I was in the ninth grade and I had to get home instruction. I had Mr. Stonehill for three hours a week for academics, and then I had Julie Mahl as my art teacher. She was the one who encouraged me to go to a specialized art school, like the School of Industrial Art. She loved the work that I did. She used to tell my mother I was a sponge. I just soaked up everything. She told me something, and then I did it, so I felt very empowered. I finally learned how to learn, academically.

Before I broke my leg, I wasn’t really a great academic student at all. Somehow learning escaped me. I was always a dreamer. If I got a seventy-five in class I’d be happy, but it eroded my confidence. The one-on-one was very good for me. With Mr. Stonehill, I learned how to pay attention. I learned how to learn, and I liked it. Heaven forbid. I liked school! Because of the tutors, I knew I could be a better student.

I also never felt very popular in middle school. Because of my upbringing, I wasn’t allowed out that much so I wasn’t integrated into a social group. Everyone was out after school, making friends, but my family was more strict. I said to myself, when I go to high school, I’m gonna completely change myself and I’m gonna go with the crowd I want to be with. That’s what I did. That was my epiphany. I was going to like myself better.

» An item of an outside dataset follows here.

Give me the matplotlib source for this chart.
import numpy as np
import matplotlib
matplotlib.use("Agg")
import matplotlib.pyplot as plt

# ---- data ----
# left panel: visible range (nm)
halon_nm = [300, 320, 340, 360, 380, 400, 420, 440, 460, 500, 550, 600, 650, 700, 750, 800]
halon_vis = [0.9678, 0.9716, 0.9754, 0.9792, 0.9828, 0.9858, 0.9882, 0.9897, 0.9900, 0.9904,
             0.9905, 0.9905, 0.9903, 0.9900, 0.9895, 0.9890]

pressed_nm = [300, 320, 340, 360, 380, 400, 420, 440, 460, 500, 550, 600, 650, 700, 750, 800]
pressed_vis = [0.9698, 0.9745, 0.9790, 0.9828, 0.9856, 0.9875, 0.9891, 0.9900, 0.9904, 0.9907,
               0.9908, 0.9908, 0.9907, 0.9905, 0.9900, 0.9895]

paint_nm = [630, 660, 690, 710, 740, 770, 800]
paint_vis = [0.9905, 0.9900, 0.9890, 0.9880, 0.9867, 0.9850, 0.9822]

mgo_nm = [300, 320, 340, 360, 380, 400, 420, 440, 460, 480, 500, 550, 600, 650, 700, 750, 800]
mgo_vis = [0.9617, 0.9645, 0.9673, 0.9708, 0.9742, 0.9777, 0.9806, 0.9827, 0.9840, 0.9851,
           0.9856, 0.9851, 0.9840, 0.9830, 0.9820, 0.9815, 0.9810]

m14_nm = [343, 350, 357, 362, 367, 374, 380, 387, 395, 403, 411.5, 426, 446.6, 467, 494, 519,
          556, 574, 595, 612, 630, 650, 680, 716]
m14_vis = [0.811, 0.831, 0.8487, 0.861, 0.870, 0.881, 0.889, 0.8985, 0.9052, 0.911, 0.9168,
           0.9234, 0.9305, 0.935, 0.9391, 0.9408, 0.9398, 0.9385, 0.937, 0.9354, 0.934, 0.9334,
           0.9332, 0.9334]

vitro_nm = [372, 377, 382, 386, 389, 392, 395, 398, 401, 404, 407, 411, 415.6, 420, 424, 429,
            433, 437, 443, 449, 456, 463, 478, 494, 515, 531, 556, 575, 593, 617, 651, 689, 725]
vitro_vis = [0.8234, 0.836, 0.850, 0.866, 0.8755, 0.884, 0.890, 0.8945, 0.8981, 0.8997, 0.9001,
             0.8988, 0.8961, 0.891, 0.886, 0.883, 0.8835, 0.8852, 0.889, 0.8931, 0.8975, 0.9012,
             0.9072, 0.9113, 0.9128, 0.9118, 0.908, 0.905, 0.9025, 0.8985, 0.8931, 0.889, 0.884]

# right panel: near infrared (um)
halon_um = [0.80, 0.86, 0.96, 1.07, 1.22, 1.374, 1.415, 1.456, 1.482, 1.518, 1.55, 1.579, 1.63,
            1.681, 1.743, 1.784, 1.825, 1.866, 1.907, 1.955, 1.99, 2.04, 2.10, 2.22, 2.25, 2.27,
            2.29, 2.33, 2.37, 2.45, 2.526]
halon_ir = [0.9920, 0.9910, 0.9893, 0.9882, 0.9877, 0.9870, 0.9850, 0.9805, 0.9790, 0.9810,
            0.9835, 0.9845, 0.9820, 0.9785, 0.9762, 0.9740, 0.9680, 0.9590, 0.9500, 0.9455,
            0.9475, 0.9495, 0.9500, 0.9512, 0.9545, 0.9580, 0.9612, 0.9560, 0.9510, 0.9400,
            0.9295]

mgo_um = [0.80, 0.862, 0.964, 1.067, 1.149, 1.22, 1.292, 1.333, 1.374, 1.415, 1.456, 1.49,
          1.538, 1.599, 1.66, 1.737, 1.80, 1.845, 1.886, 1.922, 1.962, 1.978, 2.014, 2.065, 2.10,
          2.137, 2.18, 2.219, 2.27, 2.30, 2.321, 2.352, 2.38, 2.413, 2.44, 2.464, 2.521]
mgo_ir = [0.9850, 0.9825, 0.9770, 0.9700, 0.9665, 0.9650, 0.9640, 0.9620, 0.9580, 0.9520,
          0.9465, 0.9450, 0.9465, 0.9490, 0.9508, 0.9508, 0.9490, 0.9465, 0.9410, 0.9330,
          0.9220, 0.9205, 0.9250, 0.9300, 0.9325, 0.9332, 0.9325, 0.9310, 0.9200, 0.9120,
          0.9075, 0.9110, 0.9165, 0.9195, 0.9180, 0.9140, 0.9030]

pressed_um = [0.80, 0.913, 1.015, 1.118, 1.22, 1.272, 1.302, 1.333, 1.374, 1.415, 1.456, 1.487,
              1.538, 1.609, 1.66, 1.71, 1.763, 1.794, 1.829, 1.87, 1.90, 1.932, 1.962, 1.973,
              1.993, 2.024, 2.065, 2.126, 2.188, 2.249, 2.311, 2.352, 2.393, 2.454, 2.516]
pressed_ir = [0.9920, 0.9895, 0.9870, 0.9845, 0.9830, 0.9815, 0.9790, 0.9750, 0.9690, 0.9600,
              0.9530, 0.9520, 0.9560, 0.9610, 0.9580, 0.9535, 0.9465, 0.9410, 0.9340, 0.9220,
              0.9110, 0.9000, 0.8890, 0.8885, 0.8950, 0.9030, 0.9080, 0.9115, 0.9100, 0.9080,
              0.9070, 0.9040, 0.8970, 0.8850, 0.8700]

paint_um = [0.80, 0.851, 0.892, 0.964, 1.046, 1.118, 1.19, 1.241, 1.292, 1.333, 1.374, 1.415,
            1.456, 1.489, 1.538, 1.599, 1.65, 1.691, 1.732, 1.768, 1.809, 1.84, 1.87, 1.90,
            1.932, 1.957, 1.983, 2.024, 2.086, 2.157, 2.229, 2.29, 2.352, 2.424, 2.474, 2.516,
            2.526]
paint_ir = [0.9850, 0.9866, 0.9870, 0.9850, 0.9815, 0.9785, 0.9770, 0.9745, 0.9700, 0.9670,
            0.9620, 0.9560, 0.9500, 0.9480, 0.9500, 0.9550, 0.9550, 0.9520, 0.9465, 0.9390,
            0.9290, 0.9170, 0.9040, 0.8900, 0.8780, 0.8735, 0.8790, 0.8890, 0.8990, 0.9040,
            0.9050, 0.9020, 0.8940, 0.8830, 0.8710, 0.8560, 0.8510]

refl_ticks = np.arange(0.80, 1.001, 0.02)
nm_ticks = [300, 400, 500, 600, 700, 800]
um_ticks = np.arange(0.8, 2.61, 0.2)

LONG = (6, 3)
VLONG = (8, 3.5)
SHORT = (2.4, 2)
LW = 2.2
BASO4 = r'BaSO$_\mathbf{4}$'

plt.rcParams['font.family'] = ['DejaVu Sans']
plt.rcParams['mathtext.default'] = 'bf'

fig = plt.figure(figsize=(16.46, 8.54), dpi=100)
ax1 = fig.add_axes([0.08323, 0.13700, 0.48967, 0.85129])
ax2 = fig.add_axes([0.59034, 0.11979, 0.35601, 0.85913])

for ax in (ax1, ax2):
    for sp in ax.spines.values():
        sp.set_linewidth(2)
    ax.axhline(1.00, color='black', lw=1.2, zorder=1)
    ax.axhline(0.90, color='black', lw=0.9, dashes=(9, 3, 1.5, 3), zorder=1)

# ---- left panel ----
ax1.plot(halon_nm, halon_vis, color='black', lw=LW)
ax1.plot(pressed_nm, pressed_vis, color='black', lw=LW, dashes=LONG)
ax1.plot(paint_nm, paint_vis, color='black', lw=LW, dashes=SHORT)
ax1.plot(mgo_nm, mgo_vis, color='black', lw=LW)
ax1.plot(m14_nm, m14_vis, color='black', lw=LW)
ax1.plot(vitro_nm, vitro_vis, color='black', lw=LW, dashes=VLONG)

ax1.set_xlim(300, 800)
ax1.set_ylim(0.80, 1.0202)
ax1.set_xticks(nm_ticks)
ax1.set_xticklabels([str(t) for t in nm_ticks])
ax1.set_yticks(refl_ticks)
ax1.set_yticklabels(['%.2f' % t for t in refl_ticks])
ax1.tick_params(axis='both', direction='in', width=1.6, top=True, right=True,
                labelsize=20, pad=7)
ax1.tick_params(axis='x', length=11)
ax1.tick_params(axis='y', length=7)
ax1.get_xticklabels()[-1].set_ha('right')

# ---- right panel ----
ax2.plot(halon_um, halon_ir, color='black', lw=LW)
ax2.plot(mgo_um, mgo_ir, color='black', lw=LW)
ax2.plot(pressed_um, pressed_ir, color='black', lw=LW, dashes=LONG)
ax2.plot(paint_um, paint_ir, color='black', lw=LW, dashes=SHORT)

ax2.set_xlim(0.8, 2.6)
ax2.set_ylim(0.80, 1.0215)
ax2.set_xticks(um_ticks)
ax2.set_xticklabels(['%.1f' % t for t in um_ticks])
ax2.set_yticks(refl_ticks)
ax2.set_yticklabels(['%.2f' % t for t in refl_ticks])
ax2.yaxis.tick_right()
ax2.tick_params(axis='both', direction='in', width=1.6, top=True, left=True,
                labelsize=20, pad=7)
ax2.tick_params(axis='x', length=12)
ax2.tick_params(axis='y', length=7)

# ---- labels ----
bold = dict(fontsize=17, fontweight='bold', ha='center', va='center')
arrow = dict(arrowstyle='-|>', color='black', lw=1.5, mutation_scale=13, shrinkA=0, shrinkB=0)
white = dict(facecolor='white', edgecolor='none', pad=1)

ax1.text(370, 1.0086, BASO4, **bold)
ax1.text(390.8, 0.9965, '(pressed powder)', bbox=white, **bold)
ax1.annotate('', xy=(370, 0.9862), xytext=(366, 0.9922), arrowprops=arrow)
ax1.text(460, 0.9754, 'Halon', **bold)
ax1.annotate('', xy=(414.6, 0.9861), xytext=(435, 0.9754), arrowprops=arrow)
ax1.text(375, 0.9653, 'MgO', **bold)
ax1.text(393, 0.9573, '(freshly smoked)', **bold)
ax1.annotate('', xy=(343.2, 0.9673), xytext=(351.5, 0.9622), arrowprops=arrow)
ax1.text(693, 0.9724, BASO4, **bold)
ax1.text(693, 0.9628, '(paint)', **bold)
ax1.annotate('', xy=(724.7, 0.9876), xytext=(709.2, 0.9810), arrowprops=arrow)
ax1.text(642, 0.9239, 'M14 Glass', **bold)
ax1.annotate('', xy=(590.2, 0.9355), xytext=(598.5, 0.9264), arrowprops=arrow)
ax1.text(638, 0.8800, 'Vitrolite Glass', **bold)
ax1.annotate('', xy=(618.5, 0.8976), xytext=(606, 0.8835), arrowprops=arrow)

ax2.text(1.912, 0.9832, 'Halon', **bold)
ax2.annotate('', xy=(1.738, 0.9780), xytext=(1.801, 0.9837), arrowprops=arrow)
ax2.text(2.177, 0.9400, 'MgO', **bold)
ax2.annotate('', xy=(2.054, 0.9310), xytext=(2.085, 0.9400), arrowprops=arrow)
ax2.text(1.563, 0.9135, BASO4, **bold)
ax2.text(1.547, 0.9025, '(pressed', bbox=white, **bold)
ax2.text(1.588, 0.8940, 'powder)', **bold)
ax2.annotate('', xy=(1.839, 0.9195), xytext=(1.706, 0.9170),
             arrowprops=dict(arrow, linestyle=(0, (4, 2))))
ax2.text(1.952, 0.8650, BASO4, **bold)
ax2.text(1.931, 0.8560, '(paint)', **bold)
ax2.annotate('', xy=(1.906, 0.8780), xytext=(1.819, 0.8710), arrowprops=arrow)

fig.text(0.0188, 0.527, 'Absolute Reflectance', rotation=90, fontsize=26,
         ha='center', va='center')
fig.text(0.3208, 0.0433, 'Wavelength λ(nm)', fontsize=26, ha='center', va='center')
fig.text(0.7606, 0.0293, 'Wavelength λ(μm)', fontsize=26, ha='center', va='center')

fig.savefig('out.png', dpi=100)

You know, I was an artist even then. I was really the same person as I am now. When you’re young, you think you’re gonna change when you grow up. Somehow you think you’re gonna be different. When I was ten, I thought, What am I gonna be fifteen years from now? And at twenty-five, I used to think, I wonder what I’m gonna be like when I’m forty? I was exactly the same. Now [in 2012] I’m seventy-three. I’m exactly the same. I’m not any different than when I was younger.